THE REQUEST = For the data below, work out how many lines include the string "script" and report only the number.

Rows from a dataset of charts and code
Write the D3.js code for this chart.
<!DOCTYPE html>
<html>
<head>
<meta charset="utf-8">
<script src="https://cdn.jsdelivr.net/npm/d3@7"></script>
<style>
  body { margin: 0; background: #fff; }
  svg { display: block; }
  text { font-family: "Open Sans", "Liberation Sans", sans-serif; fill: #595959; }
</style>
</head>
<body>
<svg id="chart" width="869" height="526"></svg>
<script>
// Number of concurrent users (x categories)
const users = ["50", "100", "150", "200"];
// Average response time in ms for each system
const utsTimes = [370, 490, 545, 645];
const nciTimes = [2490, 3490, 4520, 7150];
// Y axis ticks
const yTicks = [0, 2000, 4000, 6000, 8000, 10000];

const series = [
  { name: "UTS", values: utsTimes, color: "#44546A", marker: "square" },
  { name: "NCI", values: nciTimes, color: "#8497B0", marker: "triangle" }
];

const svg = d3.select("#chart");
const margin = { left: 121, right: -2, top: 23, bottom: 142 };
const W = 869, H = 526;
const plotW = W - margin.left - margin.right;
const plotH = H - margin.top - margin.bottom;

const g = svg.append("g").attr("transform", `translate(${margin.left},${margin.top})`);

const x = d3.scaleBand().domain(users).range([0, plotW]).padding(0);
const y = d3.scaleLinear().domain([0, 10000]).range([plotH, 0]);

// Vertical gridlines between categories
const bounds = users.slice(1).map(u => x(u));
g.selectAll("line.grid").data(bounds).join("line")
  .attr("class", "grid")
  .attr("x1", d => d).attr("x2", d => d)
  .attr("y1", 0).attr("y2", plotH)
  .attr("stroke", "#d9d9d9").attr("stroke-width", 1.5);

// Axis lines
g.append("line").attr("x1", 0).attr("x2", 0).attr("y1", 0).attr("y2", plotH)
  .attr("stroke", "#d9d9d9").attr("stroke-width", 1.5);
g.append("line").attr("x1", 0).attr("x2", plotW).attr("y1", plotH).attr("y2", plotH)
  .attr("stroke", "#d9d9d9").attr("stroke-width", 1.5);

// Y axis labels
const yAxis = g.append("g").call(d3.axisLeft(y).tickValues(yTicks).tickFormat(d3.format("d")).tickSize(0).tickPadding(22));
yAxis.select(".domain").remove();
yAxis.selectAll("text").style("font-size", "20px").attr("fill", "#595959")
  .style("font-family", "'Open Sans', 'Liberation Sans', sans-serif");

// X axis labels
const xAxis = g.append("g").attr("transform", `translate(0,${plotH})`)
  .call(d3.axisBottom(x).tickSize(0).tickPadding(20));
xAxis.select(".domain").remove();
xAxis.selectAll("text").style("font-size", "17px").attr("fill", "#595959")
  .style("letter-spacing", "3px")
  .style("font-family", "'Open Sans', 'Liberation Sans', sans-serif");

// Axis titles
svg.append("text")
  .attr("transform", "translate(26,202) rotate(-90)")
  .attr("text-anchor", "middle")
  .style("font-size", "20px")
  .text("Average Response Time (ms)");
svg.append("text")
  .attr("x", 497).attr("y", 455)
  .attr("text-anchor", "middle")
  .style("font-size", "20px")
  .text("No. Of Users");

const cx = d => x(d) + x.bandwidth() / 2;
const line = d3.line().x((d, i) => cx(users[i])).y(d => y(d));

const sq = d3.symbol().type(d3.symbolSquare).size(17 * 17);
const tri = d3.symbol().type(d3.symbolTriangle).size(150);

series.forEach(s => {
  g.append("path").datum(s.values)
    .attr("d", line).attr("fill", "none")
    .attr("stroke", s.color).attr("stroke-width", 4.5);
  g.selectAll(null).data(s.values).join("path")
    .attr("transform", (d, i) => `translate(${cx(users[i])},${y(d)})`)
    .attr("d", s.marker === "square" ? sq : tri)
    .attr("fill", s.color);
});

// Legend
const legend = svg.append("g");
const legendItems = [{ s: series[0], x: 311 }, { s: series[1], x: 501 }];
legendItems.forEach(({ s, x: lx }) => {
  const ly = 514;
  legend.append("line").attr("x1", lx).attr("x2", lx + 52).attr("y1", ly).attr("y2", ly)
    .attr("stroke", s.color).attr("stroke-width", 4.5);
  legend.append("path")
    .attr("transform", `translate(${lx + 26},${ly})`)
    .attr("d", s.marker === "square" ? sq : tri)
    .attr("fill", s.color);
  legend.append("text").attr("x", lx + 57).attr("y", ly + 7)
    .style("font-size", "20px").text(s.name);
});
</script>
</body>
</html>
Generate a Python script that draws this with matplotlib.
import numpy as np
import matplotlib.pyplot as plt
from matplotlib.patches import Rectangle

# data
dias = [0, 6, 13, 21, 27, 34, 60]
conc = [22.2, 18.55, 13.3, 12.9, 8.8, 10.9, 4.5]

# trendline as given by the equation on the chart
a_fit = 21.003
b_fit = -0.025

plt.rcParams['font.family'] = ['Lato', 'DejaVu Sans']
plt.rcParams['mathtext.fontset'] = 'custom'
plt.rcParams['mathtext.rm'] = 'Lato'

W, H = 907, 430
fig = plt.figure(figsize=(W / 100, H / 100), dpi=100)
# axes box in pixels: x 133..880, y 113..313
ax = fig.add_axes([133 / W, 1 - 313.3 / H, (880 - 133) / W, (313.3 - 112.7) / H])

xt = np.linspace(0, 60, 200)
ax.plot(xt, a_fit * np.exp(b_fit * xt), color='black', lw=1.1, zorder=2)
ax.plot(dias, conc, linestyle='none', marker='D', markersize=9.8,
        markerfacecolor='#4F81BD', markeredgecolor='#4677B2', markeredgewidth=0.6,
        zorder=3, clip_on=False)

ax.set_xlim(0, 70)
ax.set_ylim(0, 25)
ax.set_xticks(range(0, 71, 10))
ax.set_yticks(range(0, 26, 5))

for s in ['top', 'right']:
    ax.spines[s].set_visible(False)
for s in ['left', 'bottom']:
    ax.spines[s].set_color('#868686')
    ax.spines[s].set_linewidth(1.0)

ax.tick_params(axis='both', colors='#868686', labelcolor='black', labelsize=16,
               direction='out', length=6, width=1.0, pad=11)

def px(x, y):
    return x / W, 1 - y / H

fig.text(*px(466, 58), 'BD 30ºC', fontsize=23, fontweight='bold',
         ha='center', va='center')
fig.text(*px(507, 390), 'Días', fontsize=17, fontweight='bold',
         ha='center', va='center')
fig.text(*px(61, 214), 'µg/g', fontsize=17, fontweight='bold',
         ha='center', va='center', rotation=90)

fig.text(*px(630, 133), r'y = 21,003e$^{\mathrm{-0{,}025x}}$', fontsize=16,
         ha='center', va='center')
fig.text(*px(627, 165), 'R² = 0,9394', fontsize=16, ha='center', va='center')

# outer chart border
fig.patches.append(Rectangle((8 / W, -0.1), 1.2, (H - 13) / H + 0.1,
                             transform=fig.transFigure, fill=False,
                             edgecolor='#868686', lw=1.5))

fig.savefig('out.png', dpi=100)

WRITTEN ANSWER = 4